I distinctly remember sitting here several years ago during the children’s sermon. I can’t remember who was responsible for giving it that Sunday, and I certainly have long forgotten what it was they said, but I have clear memories of one little Sarah S. D. who was about 2 years old at the time. As some children are prone to do during the children’s sermon, she had gotten up and was walking around and inspecting things. I watched her climb up on the step behind the person delivering the children’s sermon and walk along the little step underneath the altar as if she were pretending to walk along the steepest mountain ledge.

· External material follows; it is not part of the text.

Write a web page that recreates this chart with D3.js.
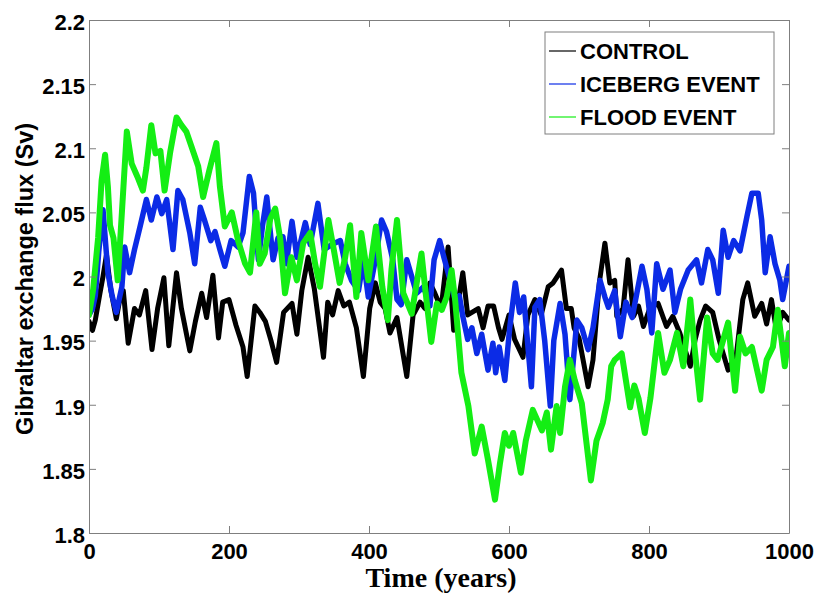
<!DOCTYPE html>
<html>
<head>
<meta charset="utf-8">
<script src="https://cdn.jsdelivr.net/npm/d3@7"></script>
<style>
  html, body { margin: 0; padding: 0; background: #fff; }
  svg { display: block; }
  text { font-family: "Liberation Sans", Arial, sans-serif; font-weight: bold; fill: #000; }
</style>
</head>
<body>
<svg id="chart" width="814" height="594"></svg>
<script>
// Gibraltar exchange flux (Sv) over 1000 model years, three experiments.
const seriesNames = ["CONTROL", "ICEBERG EVENT", "FLOOD EVENT"];
const seriesColors = ["#000000", "#0b2be6", "#14ee14"];

const xTicks = [0, 200, 400, 600, 800, 1000];
const yTicks = [1.8, 1.85, 1.9, 1.95, 2.0, 2.05, 2.1, 2.15, 2.2];
const yTickLabels = ["1.8", "1.85", "1.9", "1.95", "2", "2.05", "2.1", "2.15", "2.2"];

const controlYears = [0,5,9,15,20,25,31,39,45,49,56,65,72,81,90,98,107,114,125,132,144,152,161,168,177,185,191,200,210,220,226,237,244,252,260,268,278,290,297,304,313,322,335,341,348,356,364,372,382,392,401,409,416,423,430,440,454,463,473,480,487,494,503,513,521,534,541,556,563,570,578,585,590,600,608,620,627,637,646,656,663,675,682,689,693,700,713,720,729,737,744,751,754,763,770,778,785,792,801,813,825,834,844,859,866,873,881,891,900,913,925,934,941,951,961,968,975,982,991,1000];
const controlFlux = [1.965,1.958,1.966,1.985,2.000,2.017,1.990,1.967,1.985,1.989,1.948,1.975,1.970,1.989,1.943,1.975,1.999,1.946,2.003,1.975,1.942,1.965,1.987,1.968,2.001,1.952,1.980,1.982,1.962,1.945,1.922,1.977,1.972,1.965,1.950,1.933,1.972,1.979,1.955,1.989,2.015,1.990,1.937,1.980,1.970,1.989,1.977,1.980,1.960,1.922,1.975,1.995,1.980,1.975,1.956,1.968,1.922,1.970,1.980,1.975,1.995,1.987,1.975,2.023,1.958,2.003,1.970,1.975,1.960,1.977,1.977,1.960,1.951,1.970,1.951,1.937,1.970,1.982,1.970,1.992,1.995,2.005,1.975,1.975,1.960,1.952,1.914,1.935,1.995,2.026,1.995,1.997,1.969,1.975,2.013,1.969,1.977,1.961,1.975,1.979,1.961,1.969,1.956,1.930,1.951,1.966,1.977,1.972,1.951,1.927,1.940,1.982,1.995,1.969,1.979,1.963,1.982,1.958,1.972,1.966];

const icebergYears = [0,5,9,14,20,27,33,39,47,51,58,65,73,82,89,97,104,111,120,127,134,144,151,159,165,174,180,187,194,203,213,220,229,235,242,248,254,258,263,270,277,282,290,297,309,316,327,336,347,359,366,375,385,392,399,408,418,425,434,440,446,454,461,468,478,487,493,501,507,513,523,529,534,541,547,554,561,570,577,581,586,594,601,609,615,621,632,637,644,651,659,664,673,680,687,697,704,713,720,730,737,742,751,759,767,776,790,797,804,811,820,830,837,845,856,868,875,884,891,899,906,913,921,930,940,947,956,961,966,973,980,987,991,1000];
const icebergFlux = [1.970,1.975,1.985,2.020,2.052,2.003,1.985,1.972,1.992,2.023,2.003,2.021,2.039,2.060,2.044,2.062,2.049,2.060,2.021,2.067,2.060,2.034,2.010,2.054,2.044,2.028,2.035,2.021,2.008,2.028,2.023,2.034,2.078,2.065,2.013,2.040,2.062,2.040,2.013,2.030,2.031,2.010,2.043,2.015,2.042,2.025,2.057,2.021,2.025,2.028,2.010,1.997,1.989,2.013,1.984,2.010,2.044,2.035,2.013,1.982,1.978,2.013,2.000,1.987,1.992,1.977,2.013,2.028,2.015,2.003,1.982,1.985,1.969,1.951,1.960,1.940,1.955,1.927,1.948,1.925,1.945,1.919,1.960,1.995,1.972,1.984,1.914,1.976,1.982,1.950,1.899,1.950,1.979,1.955,1.904,1.966,1.960,1.943,1.960,1.997,1.984,1.976,1.989,1.953,1.980,1.968,2.008,1.990,1.956,2.010,1.990,2.005,1.972,1.990,2.005,2.013,1.995,2.021,2.013,1.987,2.036,2.015,2.028,2.020,2.047,2.065,2.065,2.044,2.003,2.031,2.010,1.997,1.982,2.008];

const floodYears = [0,6,13,18,23,27,30,35,41,47,54,61,69,77,82,89,95,102,108,116,125,132,139,146,156,163,172,182,187,194,204,213,223,230,239,244,251,259,266,273,280,289,297,306,316,323,330,342,350,358,366,373,382,389,399,410,419,427,432,440,449,461,475,481,489,497,504,511,518,523,532,542,551,561,570,580,587,594,600,606,617,624,634,647,654,660,668,673,680,687,694,704,717,725,734,741,746,751,761,773,779,785,794,802,813,822,830,840,849,859,865,873,883,891,898,913,923,930,938,947,961,968,977,984,994,1000];
const floodFlux = [1.970,1.990,2.030,2.075,2.095,2.070,2.040,2.030,1.997,2.050,2.113,2.088,2.078,2.067,2.085,2.118,2.096,2.098,2.067,2.097,2.124,2.118,2.113,2.102,2.086,2.062,2.083,2.104,2.070,2.039,2.050,2.028,2.010,2.003,2.050,2.010,2.018,2.045,2.053,2.030,1.987,2.015,1.997,2.026,2.034,2.010,1.992,2.044,2.020,1.995,2.015,2.040,1.984,2.034,1.997,2.039,1.992,1.966,2.005,2.044,1.987,1.971,2.018,1.987,1.949,1.979,1.974,1.984,2.005,1.982,1.925,1.899,1.862,1.883,1.857,1.826,1.854,1.878,1.868,1.878,1.847,1.872,1.896,1.880,1.894,1.865,1.899,1.878,1.914,1.935,1.919,1.901,1.841,1.872,1.886,1.904,1.930,1.935,1.940,1.898,1.915,1.905,1.878,1.905,1.956,1.925,1.935,1.956,1.930,1.982,1.945,1.904,1.968,1.940,1.935,1.964,1.911,1.953,1.940,1.945,1.911,1.935,1.945,1.974,1.930,1.956];

const svg = d3.select("#chart");
const margin = { left: 89, right: 25, top: 20, bottom: 61 };
const W = 814, H = 594;
const x0 = margin.left, x1 = W - margin.right, y0 = H - margin.bottom, y1 = margin.top;

const x = d3.scaleLinear().domain([0, 1000]).range([x0, x1]);
const y = d3.scaleLinear().domain([1.8, 2.2]).range([y0, y1]);

svg.append("defs").append("clipPath").attr("id", "plotClip")
  .append("rect").attr("x", x0).attr("y", y1).attr("width", x1 - x0).attr("height", y0 - y1);

const seriesData = [
  controlYears.map((t, i) => [t, controlFlux[i]]),
  icebergYears.map((t, i) => [t, icebergFlux[i]]),
  floodYears.map((t, i) => [t, floodFlux[i]])
];
const widths = [5, 5.5, 6];

const line = d3.line().x(d => x(d[0])).y(d => y(d[1]));

const plot = svg.append("g").attr("clip-path", "url(#plotClip)");
seriesData.forEach((data, i) => {
  plot.append("path")
    .datum(data)
    .attr("d", line)
    .attr("fill", "none")
    .attr("stroke", seriesColors[i])
    .attr("stroke-width", widths[i])
    .attr("stroke-linejoin", "round")
    .attr("stroke-linecap", "round");
});

// Axes: box frame with inward ticks on all four sides
const axisColor = "#7f7f7f";
const tickLen = 7;
const fontSize = 22;

const xAxisB = d3.axisBottom(x).tickValues(xTicks).tickSizeInner(-tickLen).tickSizeOuter(0).tickPadding(10).tickFormat(d3.format("d"));
const gx = svg.append("g").attr("transform", `translate(0,${y0})`).call(xAxisB);
gx.select(".domain").attr("stroke", axisColor);
gx.selectAll(".tick line").attr("stroke", axisColor);
gx.selectAll(".tick text").attr("font-size", fontSize).attr("fill", "#000")
  .attr("font-family", "Liberation Sans, Arial, sans-serif").attr("font-weight", "bold");

const xAxisT = d3.axisTop(x).tickValues(xTicks).tickSizeInner(-tickLen).tickSizeOuter(0).tickFormat("");
const gxt = svg.append("g").attr("transform", `translate(0,${y1})`).call(xAxisT);
gxt.select(".domain").attr("stroke", axisColor);
gxt.selectAll(".tick line").attr("stroke", axisColor);

const yAxisL = d3.axisLeft(y).tickValues(yTicks).tickSizeInner(-tickLen).tickSizeOuter(0).tickPadding(4)
  .tickFormat((d, i) => yTickLabels[i]);
const gy = svg.append("g").attr("transform", `translate(${x0},0)`).call(yAxisL);
gy.select(".domain").attr("stroke", axisColor);
gy.selectAll(".tick line").attr("stroke", axisColor);
gy.selectAll(".tick text").attr("font-size", fontSize).attr("fill", "#000")
  .attr("font-family", "Liberation Sans, Arial, sans-serif").attr("font-weight", "bold")
  .attr("dy", "0.42em");

const yAxisR = d3.axisRight(y).tickValues(yTicks).tickSizeInner(-tickLen).tickSizeOuter(0).tickFormat("");
const gyr = svg.append("g").attr("transform", `translate(${x1},0)`).call(yAxisR);
gyr.select(".domain").attr("stroke", axisColor);
gyr.selectAll(".tick line").attr("stroke", axisColor);

// Axis titles
svg.append("text")
  .attr("x", (x0 + x1) / 2 + 2).attr("y", 587)
  .attr("text-anchor", "middle")
  .style("font-family", "'Liberation Serif', 'Times New Roman', serif")
  .attr("font-size", 28)
  .text("Time (years)");

svg.append("text")
  .attr("transform", `translate(33,279) rotate(-90)`)
  .attr("text-anchor", "middle")
  .attr("font-size", 23.5)
  .text("Gibraltar exchange flux (Sv)");

// Legend
const legend = svg.append("g");
legend.append("rect")
  .attr("x", 545).attr("y", 32).attr("width", 229).attr("height", 102)
  .attr("fill", "#fff").attr("stroke", axisColor).attr("stroke-width", 1);
const rowY = [51, 84, 117];
seriesNames.forEach((name, i) => {
  legend.append("line")
    .attr("x1", 549).attr("x2", 576).attr("y1", rowY[i]).attr("y2", rowY[i])
    .attr("stroke", seriesColors[i]).attr("stroke-width", 1.2);
  legend.append("text")
    .attr("x", 580).attr("y", rowY[i]).attr("dy", "0.36em")
    .attr("font-size", fontSize)
    .text(name);
});
</script>
</body>
</html>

It caught my eye because most kids who go up there face the altar, but she was facing outward, and she almost looked afraid to do it. And then, suddenly, she spread her arms outward to brace herself as she inched along the ledge. And as the words of the children’s sermon continued, we had there before us an image of the basics of faith. The mighty fortress of God pressed tight at our back, we find ourselves balanced, faces looking outward into the world. It is not our own doing, but Christ who makes us able. We stand before God by our faith in God’s grace, apart from any work we do. “We tremble not, unmoved we stand,” as Luther’s hymn goes. And there we stand, facing outward, forgiven and free, to engage the world and serve our neighbor. But always because Christ’s grace anchors us. It is the basics, the church’s number one task to live and proclaim.
So on this day, we’re gathered, 500 years after the movement started moving, to remember where God has placed us, to remember where God always places us: in the water, where we are cleansed and renewed. At the table, where we are fed and forgiven. And at the viewpoint of faith, ready to show the world how strong and how gracious and how freeing our God really is.